Our thought this Sunday is by the bible study group

Faith and works

 

In our bible study group this week we looked at James 2: 14-26; here are the first few verses.

14 What good is it, my brothers and sisters, if someone claims to have faith but has no deeds? Can such faith save them? 15 Suppose a brother or a sister is without clothes and daily food. 16 If one of you says to them, ‘Go in peace; keep warm and well fed,’ but does nothing about their physical needs, what good is it? 17 In the same way, faith by itself, if it is not accompanied by action, is dead.

One of the pleasures we have found in reading James is the understandable way in which he conveys his message, with none of the complexity of St. Paul’s letters.  Here he gives a simple example to illustrate his thinking on the relationship between Christian faith and actions; if we see someone in need and wish them well, but make no effort to give them practical help, that is no use.  For James Christian faith has to be linked to action.

This thinking has led some, including Martin Luther, to see the letter as being at variance with the idea of salvation by faith.  At the time of the reformation there was particular concern about this, because the reformers were reacting against the excesses of the mediaeval church with its complex system of ‘indulgences’ rewarding good works. Instead some of the early reformers swung to the other extreme and placed all the emphasis on faith to the point where they under-estimated the importance of works.  James, by contrast, emphasises that faith and works are inextricably linked; real faith will inevitably lead to doing good works.

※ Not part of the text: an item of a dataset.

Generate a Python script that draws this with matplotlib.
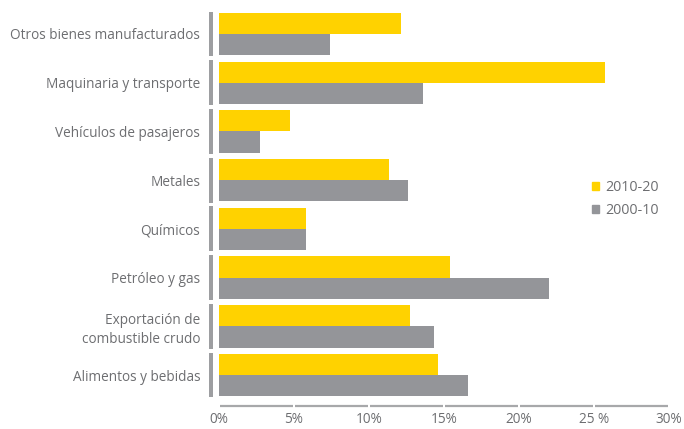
import matplotlib.pyplot as plt
from matplotlib.patches import Patch

categorias = [
    "Otros bienes manufacturados",
    "Maquinaria y transporte",
    "Vehículos de pasajeros",
    "Metales",
    "Químicos",
    "Petróleo y gas",
    "Exportación de\ncombustible crudo",
    "Alimentos y bebidas",
]
crec_2010_20 = [12.1, 25.7, 4.7, 11.3, 5.8, 15.4, 12.7, 14.6]
crec_2000_10 = [7.4, 13.6, 2.7, 12.6, 5.8, 22.0, 14.3, 16.6]
ticks_x = [0, 5, 10, 15, 20, 25, 30]
etiquetas_x = ["0%", "5%", "10%", "15%", "20%", "25 %", "30%"]

AMARILLO = "#FFD200"
GRIS = "#949599"
TEXTO = "#6D6E71"

plt.rcParams["font.family"] = ["Open Sans", "DejaVu Sans"]

fig = plt.figure(figsize=(6.84, 4.29), dpi=100)
ax = fig.add_axes([0.3202, 0.069, 0.6579, 0.9086])

y = list(range(len(categorias)))
alto = 0.435
ax.barh([i - alto / 2 for i in y], crec_2010_20, height=alto, color=AMARILLO, label="2010-20")
ax.barh([i + alto / 2 for i in y], crec_2000_10, height=alto, color=GRIS, label="2000-10")

# separadores verticales a la izquierda de cada categoría
ax.barh(y, [0.27] * len(y), left=-0.67, height=0.92, color="#9D9EA1", clip_on=False)

ax.set_xlim(0, 30)
ax.set_ylim(len(categorias) - 0.5, -0.5)

ax.set_yticks(y)
ax.set_yticklabels(categorias, color=TEXTO, fontsize=9.8, linespacing=1.3)
ax.tick_params(axis="y", length=0, pad=13.5)

ax.set_xticks(ticks_x)
ax.set_xticklabels(etiquetas_x, color=TEXTO, fontsize=9.8)
ax.tick_params(axis="x", length=0, pad=9)

for s in ax.spines.values():
    s.set_visible(False)

# eje x en tramos separados entre marcas
trans = ax.get_xaxis_transform()
for a, b in zip(ticks_x[:-1], ticks_x[1:]):
    ax.plot([a + 0.08, b - 0.08], [-0.018, -0.018], color="#A7A8AA", lw=1.6,
            transform=trans, clip_on=False, solid_capstyle="butt")

handles = [Patch(color=AMARILLO, label="2010-20"), Patch(color=GRIS, label="2000-10")]
leg = fig.legend(handles=handles, loc="center left", bbox_to_anchor=(0.846, 0.536),
                 frameon=False, fontsize=10.3, handlelength=0.5, handleheight=0.5,
                 handletextpad=0.45, labelspacing=0.55)
for t in leg.get_texts():
    t.set_color(TEXTO)

fig.savefig("out.png", dpi=100)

The passage ends with James giving a couple of examples of the combination of faith and works from the Old Testament.  The first example is the predictable one of Abraham and Isaac, but the second is less obvious – it is Rehab the prostitute, who played a vital role in the Israelite’s conquest of the promised land.  For those of you who have forgotten the story (see Joshua 2), Joshua sent two spies into Jericho who stayed at Rahab’s house, but the king of Jericho learns they are there.  Rahab hides the spies on her roof and tells the soldiers that they left before the city gates shut for the night, thus causing the soldiers to leave her house and set off on a fruitless pursuit of the spies.  Later she lets the men down out of the city through a window in the walls, but only after extracting a promise of safety for her family once the Israelites capture the city.

Given the current focus in the media on women’s rights at present, it is appropriate that Rahab is such a strong female character.  Unlike so many women in the old testament she is not just a bit part in this story, she is very much the lead character.  As James suggests, she demonstrates both faith and works in the story, and hers is the type of faith that does not just lead to pious prayer but motivates her to dynamic action, which would have cost her life had the king discovered her plot.

So let us remember the example of Rahab and let our faith lead us into action; we may not be able to match her daring deeds, but perhaps by challenging ourselves we can do something that will make a real difference to the world around us.